Perhaps the biggest issue the Eighth Doctor Adventures has had in its beginnings over the Virgin New Adventures, is that the Eighth Doctor Adventures were much less wary when it comes to the use of continuity.  The first novel not to use any previous continuity is the seventh book in the series, Kursaal.  The Bodysnatchers uses the Zygons and Professor George Litefoot as major elements in the story, and perhaps this is what is holding the book back from being amazing.  In using the Zygons nearly every twist Morris executes is broadcast pages before it appears several pages later.  Morris does an excellent job using his novel to develop the mythology of the Zygons, giving them a planet and an enemy which caused the destruction of their planet.  There’s also the implication that there are several refugee groups of Zygons which have landed on Earth and have been manipulating their way into society, though this is left by the end of the novel ambiguous.  Morris succeeds at making his Zygon characters different from the Zygons of “Terror of the Zygons”, mainly by playing out a piece on morality between a Zygon who serves as leader and warlord and a Zygon who leads as a scientist.  Tuval, the scientist character, has an excellent arc going from begrudgingly following her leader, into making her own decisions and joining the Doctor, Sam, and Litefoot in the fight against her species.  Balaak is a weaker character overall, essentially being more of your standard shouting villain, which works well enough for what the novel is, but Morris could have done more with the character.  The climax also needed a bit more work, as the novel loses steam about forty pages from the end.
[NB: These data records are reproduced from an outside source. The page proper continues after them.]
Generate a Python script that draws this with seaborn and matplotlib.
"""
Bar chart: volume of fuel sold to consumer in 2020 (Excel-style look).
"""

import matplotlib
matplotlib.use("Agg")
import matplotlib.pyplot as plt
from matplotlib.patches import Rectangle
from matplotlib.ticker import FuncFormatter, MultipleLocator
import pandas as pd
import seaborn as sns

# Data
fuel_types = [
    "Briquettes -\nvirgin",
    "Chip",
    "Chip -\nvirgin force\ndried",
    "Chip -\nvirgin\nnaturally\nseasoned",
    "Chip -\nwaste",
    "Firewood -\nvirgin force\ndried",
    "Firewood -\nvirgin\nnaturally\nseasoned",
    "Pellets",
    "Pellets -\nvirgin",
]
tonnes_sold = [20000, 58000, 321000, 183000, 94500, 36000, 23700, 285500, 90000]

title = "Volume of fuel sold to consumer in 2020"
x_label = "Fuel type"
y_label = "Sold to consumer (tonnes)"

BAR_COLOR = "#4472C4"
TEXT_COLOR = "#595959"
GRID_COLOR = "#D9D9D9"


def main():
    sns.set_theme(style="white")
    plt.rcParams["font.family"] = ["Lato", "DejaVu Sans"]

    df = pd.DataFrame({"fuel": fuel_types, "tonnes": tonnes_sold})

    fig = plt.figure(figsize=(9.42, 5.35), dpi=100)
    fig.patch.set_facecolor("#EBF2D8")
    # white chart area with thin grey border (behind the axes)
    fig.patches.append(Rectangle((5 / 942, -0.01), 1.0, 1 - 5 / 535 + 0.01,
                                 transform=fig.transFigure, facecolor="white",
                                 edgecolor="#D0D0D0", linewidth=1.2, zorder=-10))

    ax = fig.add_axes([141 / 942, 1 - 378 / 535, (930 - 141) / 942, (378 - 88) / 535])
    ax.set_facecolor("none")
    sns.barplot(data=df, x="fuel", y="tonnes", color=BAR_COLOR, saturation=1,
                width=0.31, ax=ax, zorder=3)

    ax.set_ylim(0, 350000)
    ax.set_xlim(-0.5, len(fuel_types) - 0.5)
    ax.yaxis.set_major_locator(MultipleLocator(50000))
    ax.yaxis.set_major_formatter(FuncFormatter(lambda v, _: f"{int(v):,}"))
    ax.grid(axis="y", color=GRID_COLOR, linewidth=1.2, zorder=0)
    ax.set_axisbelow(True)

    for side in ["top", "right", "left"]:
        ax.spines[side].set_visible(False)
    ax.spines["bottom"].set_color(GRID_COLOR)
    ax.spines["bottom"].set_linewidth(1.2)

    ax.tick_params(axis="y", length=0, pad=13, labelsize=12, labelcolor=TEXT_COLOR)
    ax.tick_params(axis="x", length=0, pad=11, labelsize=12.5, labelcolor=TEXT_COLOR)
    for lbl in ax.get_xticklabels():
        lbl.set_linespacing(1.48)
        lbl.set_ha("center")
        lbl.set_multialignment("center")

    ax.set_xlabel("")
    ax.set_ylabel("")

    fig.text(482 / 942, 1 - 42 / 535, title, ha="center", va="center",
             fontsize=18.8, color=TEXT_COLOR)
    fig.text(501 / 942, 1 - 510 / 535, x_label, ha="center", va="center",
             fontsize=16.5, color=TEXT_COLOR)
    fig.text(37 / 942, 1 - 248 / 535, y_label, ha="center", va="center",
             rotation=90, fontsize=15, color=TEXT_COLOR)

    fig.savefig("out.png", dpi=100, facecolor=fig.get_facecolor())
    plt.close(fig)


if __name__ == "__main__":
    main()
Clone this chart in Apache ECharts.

The Bodysnatchers takes a while to get going, the plot of shadowy creatures pitching off people around a factory owned by a one Nathaniel Seers and a young Skarasen terrorizing Victorian London works well enough.  The plot is just incredibly predictable with Seers’ daughter, Emmeline, noticing her father being off and wouldn’t you know it, he’s a Zygon in human form.  Emmeline for the first half of the novel serves as an almost companion to the Doctor and honestly she works better as a character than Sam.  Samantha Jones continues to really only have the characterization of ‘I’m a social activist, Victorian London needs feminism’ which could work, but it’s just a bit too cliched for anything.  By the second half of the novel Sam gets some time with the Doctor and their clashing about how he treats her as younger than he should could be interesting, but it just doesn’t really amount to much of a character.  This is not a fault of Morris as it’s something Dicks, Orman, and Blum have also had issues with writing Sam.  There just doesn’t seem to be much forethought onto what Sam was supposed to be.  Morris is wonderful at characterizing the Eighth Doctor however, as he feels like he just went through “The TV Movie”.  The Doctor is a hopeless romantic, there to help the damsels in distress and always gives the villains a second chance, and is willing to let some of the Zygons live.  Litefoot as a character is also well written, and while there isn’t any indication that Jago & Litefoot occurs, his appearance here could be inbetween Series 3 or 4, as Jago is in Brighton.  He’s a nice addition even without his partner in investigating infernal instances, so there’s a bit missing here.  The novel is an enjoyably traditional romp through Victorian London from a first time writer.  7/10.